[Source code of charts]
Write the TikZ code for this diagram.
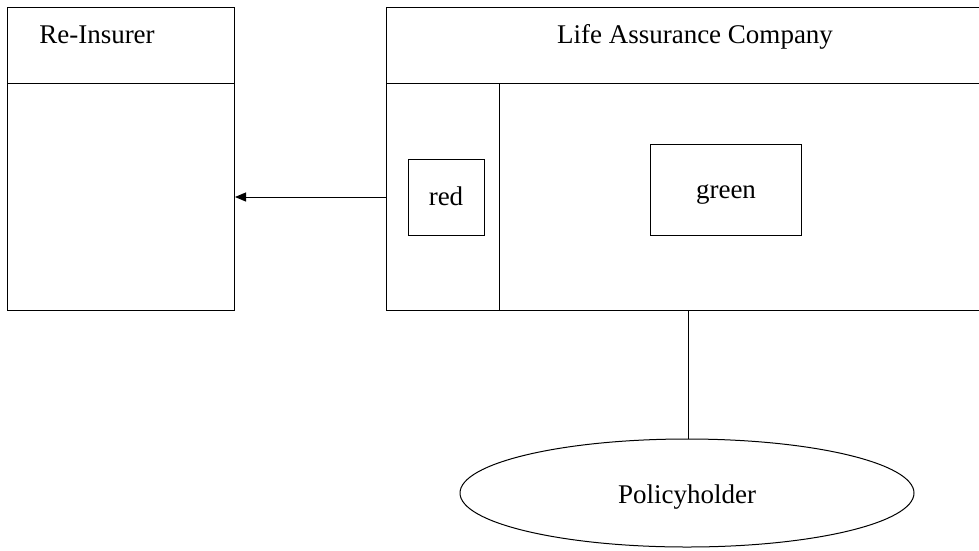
\documentclass[tikz,border=0pt]{standalone}
\usepackage{fontspec}
\setmainfont{Liberation Serif}
\usetikzlibrary{arrows.meta,shapes.geometric}
\begin{document}
\begin{tikzpicture}[x=1pt,y=-1pt,line width=1pt,
  frame/.style={draw,rectangle,inner sep=0pt,anchor=north west},
  lbl/.style={anchor=base,inner sep=0pt,font=\fontsize{27}{32}\selectfont},
  flow/.style={-{Triangle[length=11pt,width=9pt]}}]
\useasboundingbox (0,0) rectangle (979,550);

% Re-Insurer class box
\node[frame,minimum width=227pt,minimum height=303pt] (reins) at (7,7) {};
\draw (7,83) -- (234,83);
\node[lbl] (reinsT) at (97,43) {Re-Insurer};

% Life Assurance Company box, running off the right edge
\coordinate (lacTL) at (386,7);
\coordinate (lacBL) at (386,310);
\draw (1000,7) -- (lacTL) -- (lacBL) -- (1000,310);
\draw (386,83) -- (1000,83);
\draw (499,83) -- (499,310);
\node[lbl] (lacT) at (695,43) {Life Assurance Company};
\coordinate (lacL) at (386,197);
\coordinate (lacB) at (688,310);

% inner boxes
\node[frame,minimum width=76pt,minimum height=76pt] (red) at (408,159) {};
\node[lbl] at (446,205) {red};
\node[frame,minimum width=151pt,minimum height=91pt] (green) at (650,144) {};
\node[lbl] at (726,198) {green};

% policyholder
\node[draw,ellipse,minimum width=454pt,minimum height=108pt,inner sep=0pt] (ph) at (687,493) {};
\node[lbl] at (687,503) {Policyholder};

% connectors
\draw[flow] (lacL) -- (reins.east |- lacL);
\draw (lacB) -- (ph.north -| lacB);
\end{tikzpicture}
\end{document}
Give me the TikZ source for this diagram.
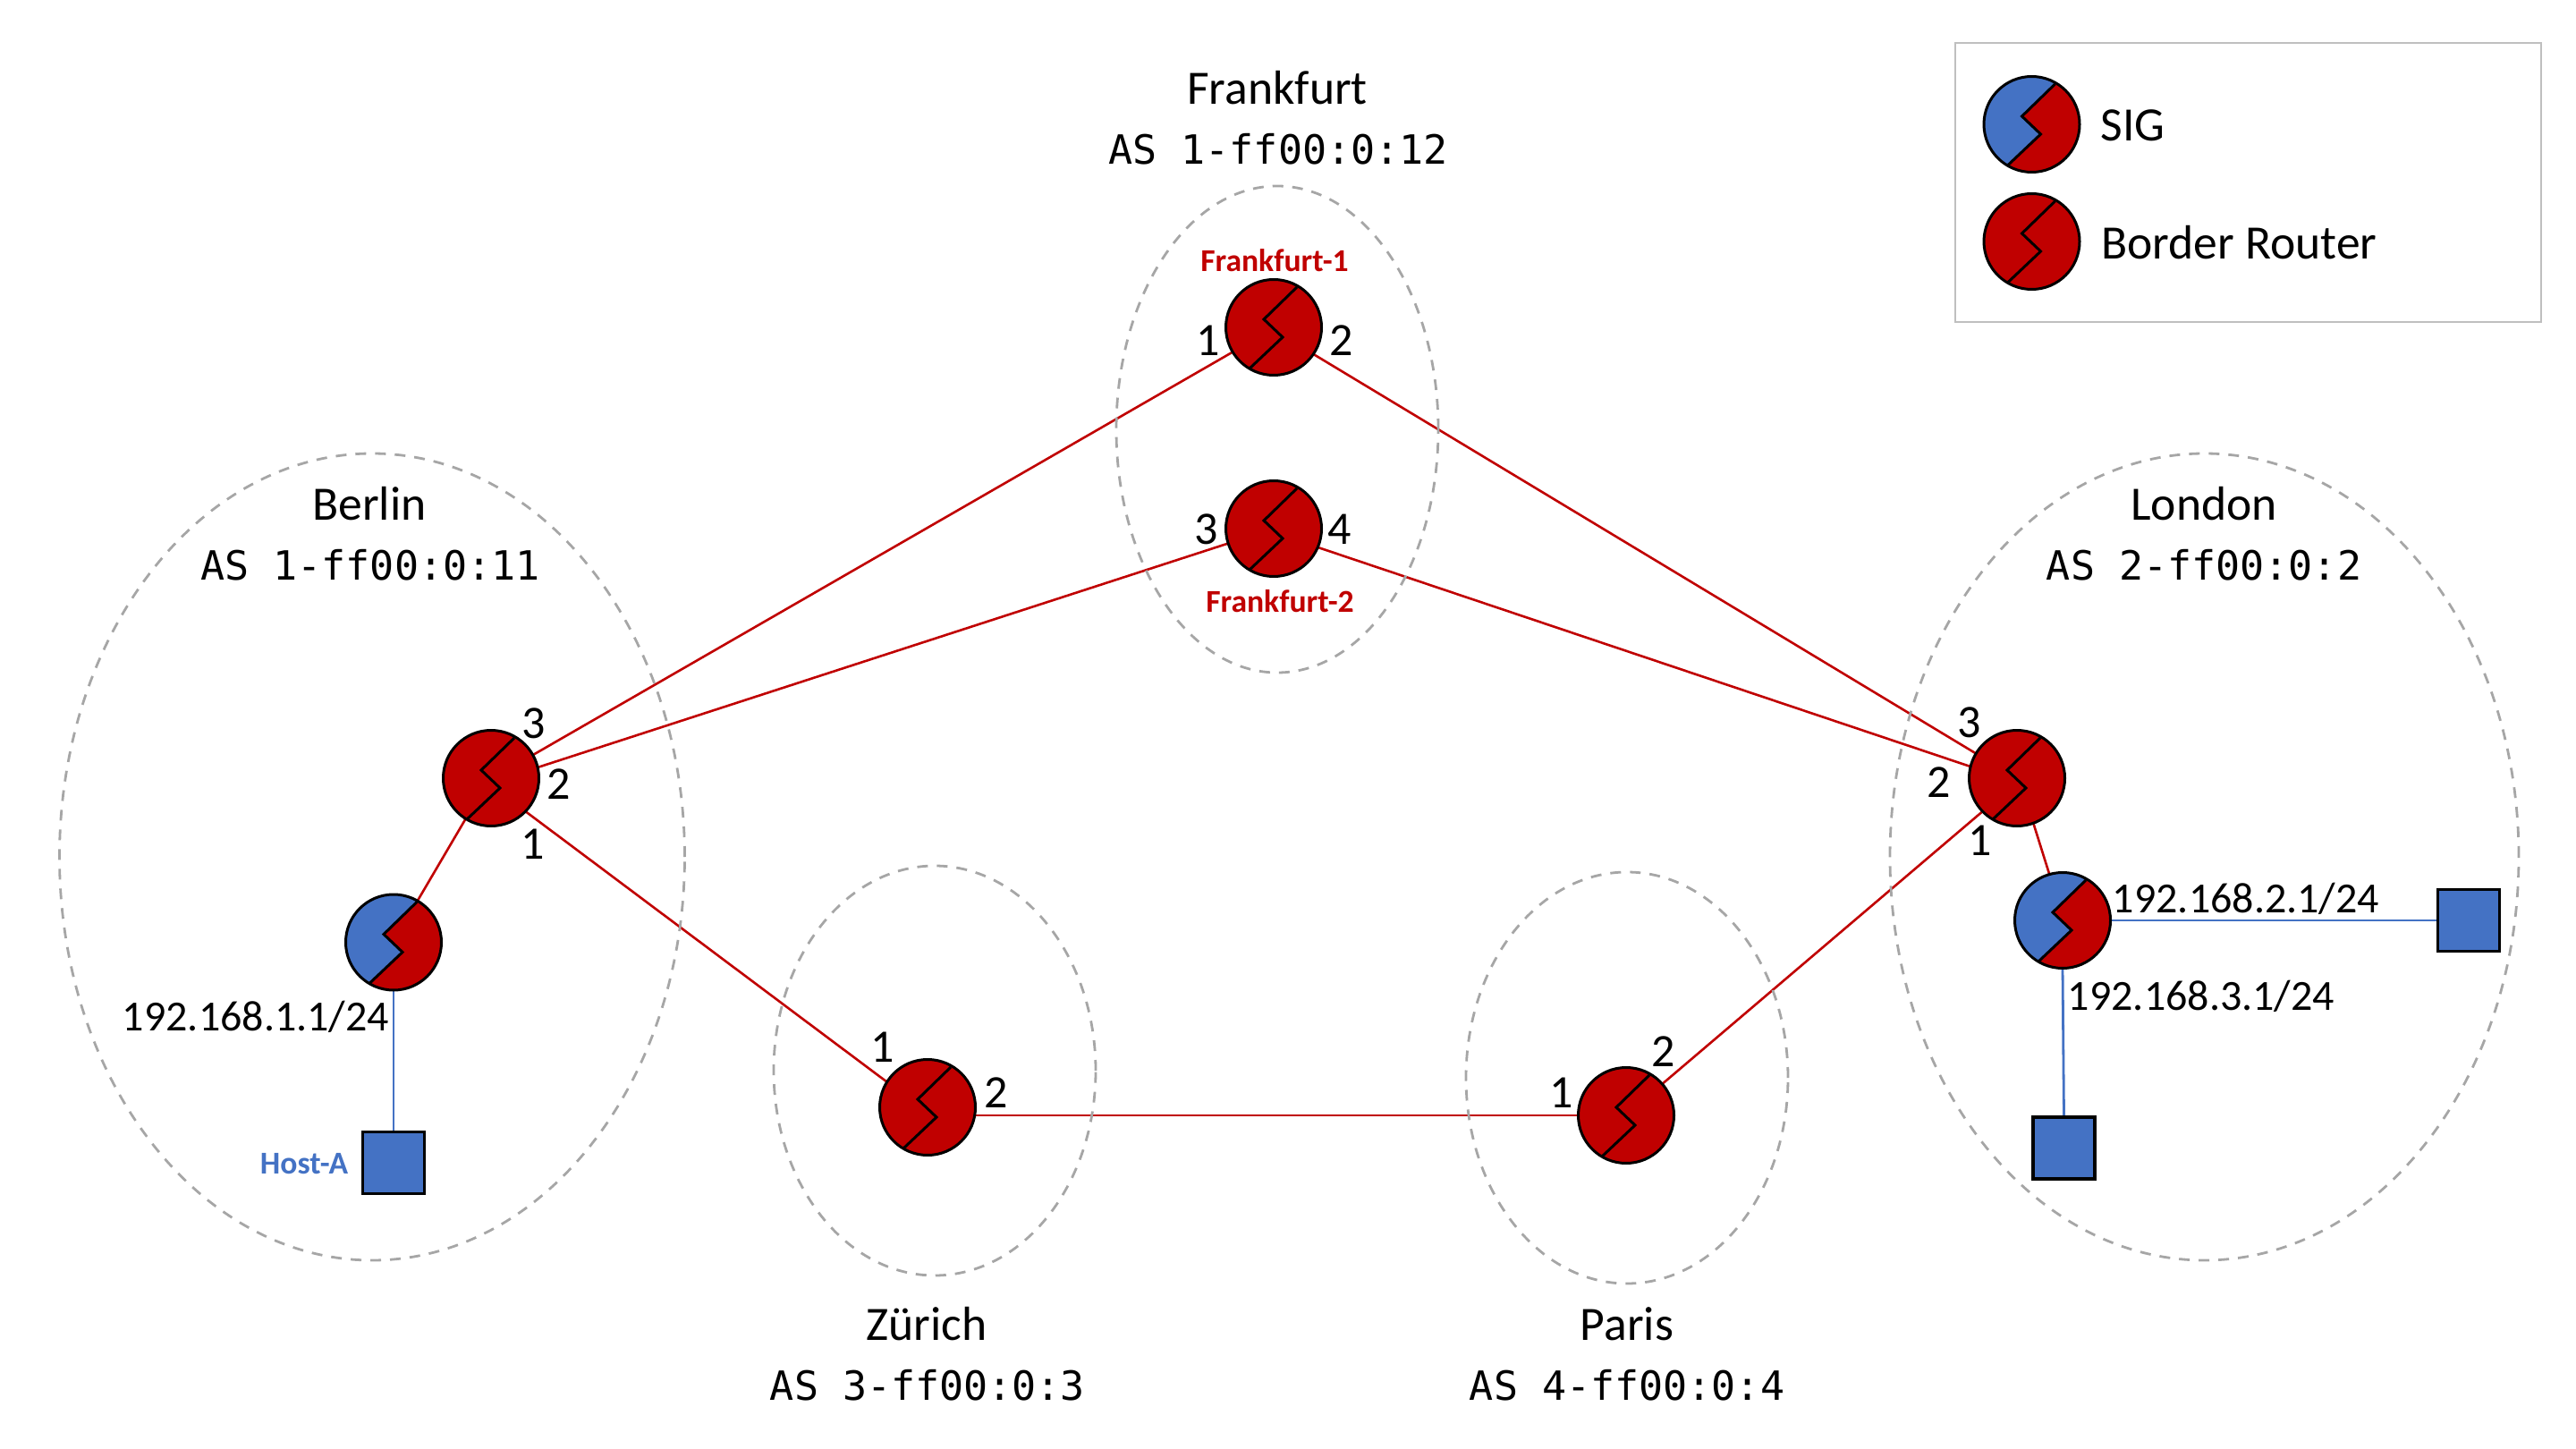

→ Problem to work on
Pictures are excluded; output everything else in the data verbatim.

→ Full solution
Write the TikZ code for this diagram.
\documentclass[tikz,border=0pt]{standalone}
\usepackage{fontspec}
\setmainfont{Liberation Serif}
\usetikzlibrary{arrows.meta,shapes.geometric}
\begin{document}
\begin{tikzpicture}[x=1pt,y=-1pt,line width=1pt,
  frame/.style={draw,rectangle,inner sep=0pt,anchor=north west},
  lbl/.style={anchor=base,inner sep=0pt,font=\fontsize{27}{32}\selectfont},
  flow/.style={-{Triangle[length=11pt,width=9pt]}}]
\useasboundingbox (0,0) rectangle (979,550);

% Re-Insurer class box
\node[frame,minimum width=227pt,minimum height=303pt] (reins) at (7,7) {};
\draw (7,83) -- (234,83);
\node[lbl] (reinsT) at (97,43) {Re-Insurer};

% Life Assurance Company box, running off the right edge
\coordinate (lacTL) at (386,7);
\coordinate (lacBL) at (386,310);
\draw (1000,7) -- (lacTL) -- (lacBL) -- (1000,310);
\draw (386,83) -- (1000,83);
\draw (499,83) -- (499,310);
\node[lbl] (lacT) at (695,43) {Life Assurance Company};
\coordinate (lacL) at (386,197);
\coordinate (lacB) at (688,310);

% inner boxes
\node[frame,minimum width=76pt,minimum height=76pt] (red) at (408,159) {};
\node[lbl] at (446,205) {red};
\node[frame,minimum width=151pt,minimum height=91pt] (green) at (650,144) {};
\node[lbl] at (726,198) {green};

% policyholder
\node[draw,ellipse,minimum width=454pt,minimum height=108pt,inner sep=0pt] (ph) at (687,493) {};
\node[lbl] at (687,503) {Policyholder};

% connectors
\draw[flow] (lacL) -- (reins.east |- lacL);
\draw (lacB) -- (ph.north -| lacB);
\end{tikzpicture}
\end{document}
Give me the TikZ source for this diagram.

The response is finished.